Hanging out with numero uno

I’m a soap junkie, and now, I have to confess that my daily fix of crack is bigger than it used to be. The Young and The Restless is now a part of my daily soap habit.

I’ve always been more of a fan of the New York soaps, and of the P&G soaps in particular. But I’ve watched Y&R on and off since the 1980s. I was one of those fair weather viewers that would catch the antics of Lauren and Traci and Jill and Cricket, I mean, Christine, over the summer.

I’ve been really drawn to Y&R over the last six months, for many of the same reasons I’ve enjoyed GL: the return to classic soap.

I hate back-from-the-dead stories, but I have to say, the Katherine/Marge story has to be one of the best stories on any soap in the last few years. This story defined what an “umbrella story” should be, and could be.

It affected nearly everyone on the canvas in some way, but the biggest and best ripple was the discovery that Kay is not Jill’s mother. Now these two are at each other’s throats again, with an added undercurrent of love and hurt that ratchets up the emotional stakes in their feud. Brilliant. Y&R played this feud wonderfully at the recent wedding ceremonies (first Billy and Chloe, then Murphy and Kay). Nina locking Jill in the closet was a sweet payoff for those of us who remember Jill torturing Nina back in the day.

One thing I’d always disliked about the “old” Y&R is how islanded all the stories were (back before I even know what an “island” was). You would watch individual stories that lived in their own little silos – the Newman/Abbotts, Kay and Jill, Lauren/Sheila, or Phyllis and whoever she was working at the moment – but rarely would those currents meet. If you disliked a storyline or character, you were sorely out of luck, because you’d probably be stuck seeing them all day every day for weeks, months, even years at a time.

I don’t know if it’s that Y&R now has a smaller cast, or whether it’s been a conscious change, but there’s a real sense of community in Genoa City now. Victor is still powerful and omnipotent, but he’s also connected to people in town other than his wives or Abbotts, and we get a sense of what those connections are.

There also seems to be a far better balance these days at Y&R. A few years back, this was definitely “The Glo Show,” and as much as I love Judith Chapman, there’s a point where a show can overload on a character, especially a strong one. Y&R has wisely dialed back Gloria’s screen time while keeping her edges. (Today’s scenes with Ashley, where the two had a verbal showdown, were deliciously soapy.)

Genoa City has always been chock full of familiar veterans, and almost every vet is involved in an active story: Katherine’s had a busy year, as has Jill. Victor and Ashley are coping with complications, while Paul and Nikki are leaning on one another. Jack is still in the middle of things in business (the mysterious Mary Jane) and in his personal life (stepping back into Sharon’s life).

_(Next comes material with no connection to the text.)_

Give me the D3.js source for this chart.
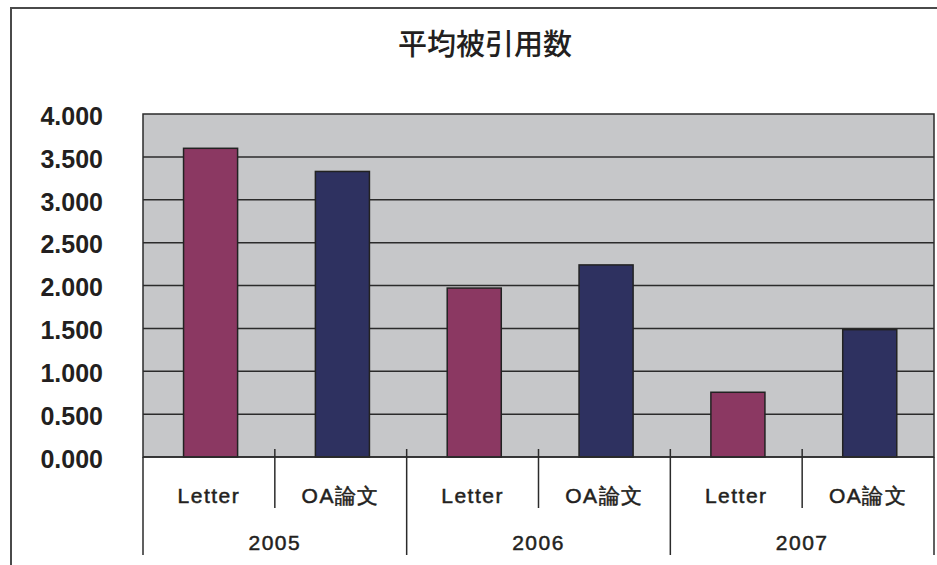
<!DOCTYPE html>
<meta charset="utf-8">
<style>
body { margin: 0; background: #fff; }
svg { display: block; }
.lbl { font-family: "Liberation Sans", Arial, sans-serif; fill: #231f20; font-weight: bold; }
.cat { font-family: "Liberation Sans", Arial, sans-serif; fill: #231f20; stroke: #231f20; stroke-width: 0.5px; }
.title { font-family: "Noto Sans CJK JP", sans-serif; font-size: 29px; font-weight: 500; fill: #231f20; }
</style>
<div id="chart"></div>
<script src="https://cdnjs.cloudflare.com/ajax/libs/d3/7.8.5/d3.min.js"></script>
<script>
var years = ["2005", "2006", "2007"];
var kinds = ["Letter", "OA論文"];
var letterValues = [3.60, 1.97, 0.755];
var oaValues = [3.33, 2.24, 1.485];
var yTicks = [0, 0.5, 1, 1.5, 2, 2.5, 3, 3.5, 4];

var W = 937, H = 565;
var plotLeft = 143, plotRight = 934, plotTop = 114, plotBottom = 457;

var rows = [];
years.forEach(function(yr, i) {
  rows.push({ year: yr, kind: kinds[0], value: letterValues[i] });
  rows.push({ year: yr, kind: kinds[1], value: oaValues[i] });
});
rows.forEach(function(d) { d.key = d.year + "-" + d.kind; });

var svg = d3.select("#chart").append("svg")
  .attr("width", W).attr("height", H);

// outer frame
svg.append("rect")
  .attr("x", 11).attr("y", 8).attr("width", 960).attr("height", 600)
  .attr("fill", "none").attr("stroke", "#4a4a4a").attr("stroke-width", 2);

svg.append("text").attr("class", "title")
  .attr("x", 485).attr("y", 55).attr("text-anchor", "middle")
  .text("平均被引用数");

var x = d3.scaleBand().domain(rows.map(function(d) { return d.key; }))
  .range([plotLeft, plotRight]).padding(0);
var xYear = d3.scaleBand().domain(years).range([plotLeft, plotRight]).padding(0);
var y = d3.scaleLinear().domain([0, 4]).range([plotBottom, plotTop]);

// plot background
svg.append("rect")
  .attr("x", plotLeft).attr("y", plotTop)
  .attr("width", plotRight - plotLeft).attr("height", plotBottom - plotTop)
  .attr("fill", "#c6c7c9").attr("stroke", "#2b2b2b").attr("stroke-width", 1.5);

// gridlines
svg.append("g").selectAll("line").data(yTicks.filter(function(t) { return t > 0 && t < 4; }))
  .enter().append("line")
  .attr("x1", plotLeft).attr("x2", plotRight)
  .attr("y1", function(d) { return y(d); }).attr("y2", function(d) { return y(d); })
  .attr("stroke", "#2b2b2b").attr("stroke-width", 1.5);

// y labels
svg.append("g").selectAll("text").data(yTicks)
  .enter().append("text").attr("class", "lbl")
  .attr("x", 103).attr("y", function(d) { return y(d) + 2; })
  .attr("dy", "0.35em")
  .attr("text-anchor", "end")
  .style("font-size", "25px")
  .text(function(d) { return d3.format(".3f")(d); });

// bars
svg.append("g").selectAll("rect").data(rows)
  .enter().append("rect")
  .attr("x", function(d) { return x(d.key) + x.bandwidth() * 0.3 + 1; })
  .attr("width", x.bandwidth() * 0.41)
  .attr("y", function(d) { return y(d.value); })
  .attr("height", function(d) { return y(0) - y(d.value); })
  .attr("fill", function(d) { return d.kind === "Letter" ? "#8b3862" : "#2e3160"; })
  .attr("stroke", "#222").attr("stroke-width", 1.5);

// axis line
svg.append("line")
  .attr("x1", plotLeft).attr("x2", plotRight).attr("y1", plotBottom).attr("y2", plotBottom)
  .attr("stroke", "#2b2b2b").attr("stroke-width", 1.5);

// category dividers
var catEdges = rows.map(function(d) { return x(d.key); }).concat([plotRight]);
svg.append("g").selectAll("line").data(catEdges)
  .enter().append("line")
  .attr("x1", function(d) { return d; }).attr("x2", function(d) { return d; })
  .attr("y1", function(d, i) { return (i === 0 || i === catEdges.length - 1) ? plotBottom : plotBottom - 8; })
  .attr("y2", function(d, i) { return i % 2 === 0 ? 555 : 508; })
  .attr("stroke", "#2b2b2b").attr("stroke-width", 1.5);

// category labels
svg.append("g").selectAll("text").data(rows)
  .enter().append("text").attr("class", "cat")
  .attr("x", function(d) { return x(d.key) + x.bandwidth() / 2; })
  .attr("y", 503)
  .attr("text-anchor", "middle")
  .style("font-size", "21px").style("letter-spacing", "1.5px")
  .text(function(d) { return d.kind; });

// year labels
svg.append("g").selectAll("text").data(years)
  .enter().append("text").attr("class", "cat")
  .attr("x", function(d) { return xYear(d) + xYear.bandwidth() / 2; })
  .attr("y", 550)
  .attr("text-anchor", "middle")
  .style("font-size", "21px").style("letter-spacing", "1.5px")
  .text(function(d) { return d; });
</script>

But Y&R has carefully developed a stable of younger actors as well. They’ve arguably created two soap superstars in Billy Miller (Billy) and the magnificent Elizabeth Hendrickson (Chloe). Both of these characters draw from Y&R’s long and rich history: we see shades of a young Jack in Billy, while Chloe’s past and her modest upbringing adds layers to her relationship with mom Esther and Katherine, and reminds us of another schemer – Jill Foster.

The show has a lot of consistent strengths. They’ve been great at developing young characters and young love stories (which has been the biggest challenge over at the P&G shows for the last few years). Eden has been a rare miss for a show that usually gets it right when it comes to teens and twentysomethings.

And the writers at Y&R have always figured out a way to get every last possible drop from a story before moving on to the next one. Bill Bell was a master at maximizing those threads, and the current team did the same when it wrote the recent Kevin storyline.

Most soaps would have ended that story when Katherine was rescued, but Y&R took us on an interesting tangent, revisiting Kevin’s wounded psyche. In doing so, we got a really vivid glimpse into who Kevin is and what his inner life has been.

I’m glad that Y&R is bringing aboard Guiding Light’s John Driscoll, and I’m looking forward to seeing what happens in Genoa City this summer.